BEGIN Dataset extract

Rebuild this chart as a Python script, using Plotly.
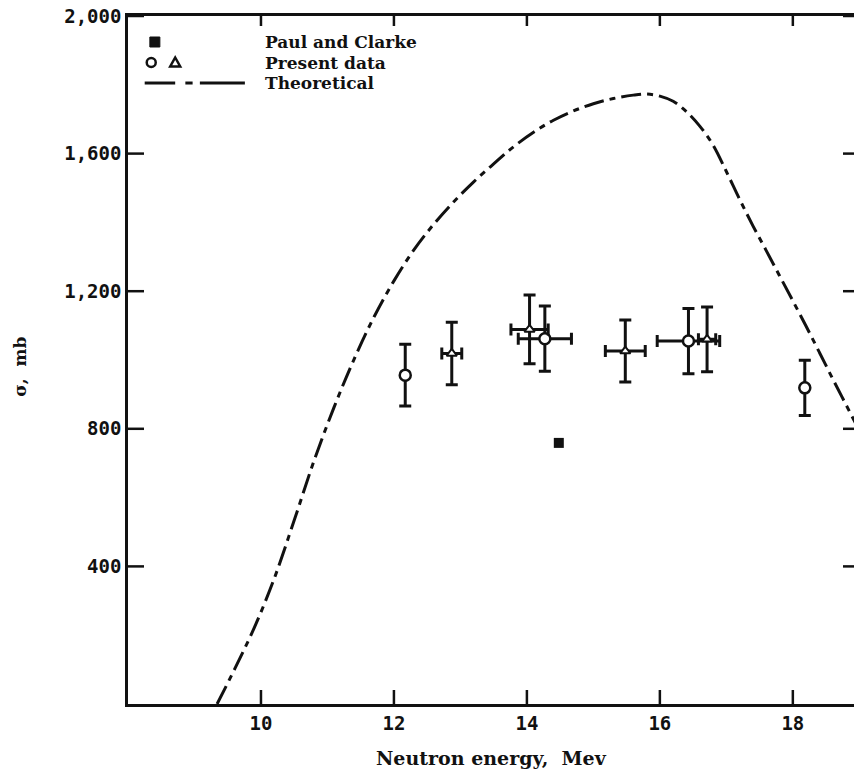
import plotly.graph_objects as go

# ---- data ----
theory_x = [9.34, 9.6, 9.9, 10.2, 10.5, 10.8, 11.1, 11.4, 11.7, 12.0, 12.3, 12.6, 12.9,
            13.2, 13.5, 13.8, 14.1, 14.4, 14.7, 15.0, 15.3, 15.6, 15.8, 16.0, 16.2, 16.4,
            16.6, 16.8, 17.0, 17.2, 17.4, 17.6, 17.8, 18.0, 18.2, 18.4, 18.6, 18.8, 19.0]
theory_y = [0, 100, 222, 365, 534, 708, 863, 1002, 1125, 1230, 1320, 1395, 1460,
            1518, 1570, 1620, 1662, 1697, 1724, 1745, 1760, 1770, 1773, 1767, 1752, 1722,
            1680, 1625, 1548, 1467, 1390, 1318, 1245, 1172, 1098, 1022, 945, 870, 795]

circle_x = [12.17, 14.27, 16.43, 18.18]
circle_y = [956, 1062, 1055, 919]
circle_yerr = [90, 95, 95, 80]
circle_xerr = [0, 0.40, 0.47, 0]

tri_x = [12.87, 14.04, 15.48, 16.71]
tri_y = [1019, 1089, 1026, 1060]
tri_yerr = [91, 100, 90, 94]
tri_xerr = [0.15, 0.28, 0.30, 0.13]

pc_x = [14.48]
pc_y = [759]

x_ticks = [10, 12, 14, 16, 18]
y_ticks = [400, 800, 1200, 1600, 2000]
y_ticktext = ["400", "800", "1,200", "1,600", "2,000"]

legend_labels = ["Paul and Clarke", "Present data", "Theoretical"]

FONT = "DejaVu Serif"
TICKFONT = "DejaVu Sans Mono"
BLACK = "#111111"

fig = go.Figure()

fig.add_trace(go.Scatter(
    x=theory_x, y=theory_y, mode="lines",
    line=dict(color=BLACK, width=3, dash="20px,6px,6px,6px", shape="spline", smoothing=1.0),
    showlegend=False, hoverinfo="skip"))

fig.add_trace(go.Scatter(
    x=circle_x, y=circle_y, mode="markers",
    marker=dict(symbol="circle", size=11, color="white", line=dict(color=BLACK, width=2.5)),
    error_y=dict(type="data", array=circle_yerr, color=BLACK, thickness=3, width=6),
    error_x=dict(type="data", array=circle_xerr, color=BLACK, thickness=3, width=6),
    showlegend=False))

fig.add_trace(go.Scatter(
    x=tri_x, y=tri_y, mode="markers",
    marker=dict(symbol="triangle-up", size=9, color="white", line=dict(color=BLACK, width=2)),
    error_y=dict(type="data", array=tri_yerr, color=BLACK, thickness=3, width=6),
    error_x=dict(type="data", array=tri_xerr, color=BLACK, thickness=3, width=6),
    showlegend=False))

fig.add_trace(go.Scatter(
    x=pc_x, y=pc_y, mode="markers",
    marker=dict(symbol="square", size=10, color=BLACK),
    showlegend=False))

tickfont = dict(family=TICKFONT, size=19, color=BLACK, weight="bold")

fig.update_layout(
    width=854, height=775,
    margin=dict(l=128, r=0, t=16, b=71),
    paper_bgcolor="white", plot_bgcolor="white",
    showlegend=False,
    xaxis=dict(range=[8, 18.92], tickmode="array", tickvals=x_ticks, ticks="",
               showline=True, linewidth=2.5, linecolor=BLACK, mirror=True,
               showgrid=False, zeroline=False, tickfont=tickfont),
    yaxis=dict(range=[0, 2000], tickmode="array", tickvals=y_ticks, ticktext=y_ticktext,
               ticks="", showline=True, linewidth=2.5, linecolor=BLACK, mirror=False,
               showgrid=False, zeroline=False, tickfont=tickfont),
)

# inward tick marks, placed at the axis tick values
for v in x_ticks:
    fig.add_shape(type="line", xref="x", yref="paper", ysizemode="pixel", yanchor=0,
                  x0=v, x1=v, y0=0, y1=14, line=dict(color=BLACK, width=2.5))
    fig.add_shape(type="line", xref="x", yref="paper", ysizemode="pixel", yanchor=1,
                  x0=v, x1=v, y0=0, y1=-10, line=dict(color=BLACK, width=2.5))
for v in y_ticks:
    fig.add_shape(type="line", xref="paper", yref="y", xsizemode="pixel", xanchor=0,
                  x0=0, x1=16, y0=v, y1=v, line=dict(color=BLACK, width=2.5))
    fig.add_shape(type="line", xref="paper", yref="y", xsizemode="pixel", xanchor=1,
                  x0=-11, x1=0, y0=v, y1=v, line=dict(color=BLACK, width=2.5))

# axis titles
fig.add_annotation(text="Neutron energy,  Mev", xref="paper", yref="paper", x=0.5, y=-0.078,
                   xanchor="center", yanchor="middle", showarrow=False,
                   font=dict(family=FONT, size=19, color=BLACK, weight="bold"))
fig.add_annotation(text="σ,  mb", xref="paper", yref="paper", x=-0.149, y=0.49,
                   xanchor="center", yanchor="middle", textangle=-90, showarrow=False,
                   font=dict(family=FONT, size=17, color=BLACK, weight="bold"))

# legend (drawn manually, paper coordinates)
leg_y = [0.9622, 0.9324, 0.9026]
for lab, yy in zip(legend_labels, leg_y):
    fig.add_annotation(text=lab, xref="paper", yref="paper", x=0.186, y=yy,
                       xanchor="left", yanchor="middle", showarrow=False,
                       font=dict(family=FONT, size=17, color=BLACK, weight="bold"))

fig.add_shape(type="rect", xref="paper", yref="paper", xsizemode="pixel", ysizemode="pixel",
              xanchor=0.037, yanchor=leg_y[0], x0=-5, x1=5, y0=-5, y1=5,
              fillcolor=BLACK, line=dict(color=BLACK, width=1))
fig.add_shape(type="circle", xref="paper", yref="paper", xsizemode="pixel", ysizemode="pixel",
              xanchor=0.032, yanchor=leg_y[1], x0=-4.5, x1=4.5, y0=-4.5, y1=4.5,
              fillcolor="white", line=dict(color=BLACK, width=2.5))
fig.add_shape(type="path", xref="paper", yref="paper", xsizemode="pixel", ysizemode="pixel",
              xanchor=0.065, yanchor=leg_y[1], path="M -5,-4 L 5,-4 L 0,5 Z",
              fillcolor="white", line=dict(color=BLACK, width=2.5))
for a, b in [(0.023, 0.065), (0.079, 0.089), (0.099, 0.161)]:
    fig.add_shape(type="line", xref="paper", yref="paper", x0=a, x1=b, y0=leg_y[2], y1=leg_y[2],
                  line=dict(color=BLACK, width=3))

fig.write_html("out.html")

END Dataset extract

Work to complete — Only the lines from the start of the material through the line containing "import plotly.graph_objects as go" should be transcribed. Pictures stay out.

Reply —
Rebuild this chart as a Python script, using Plotly.
import plotly.graph_objects as go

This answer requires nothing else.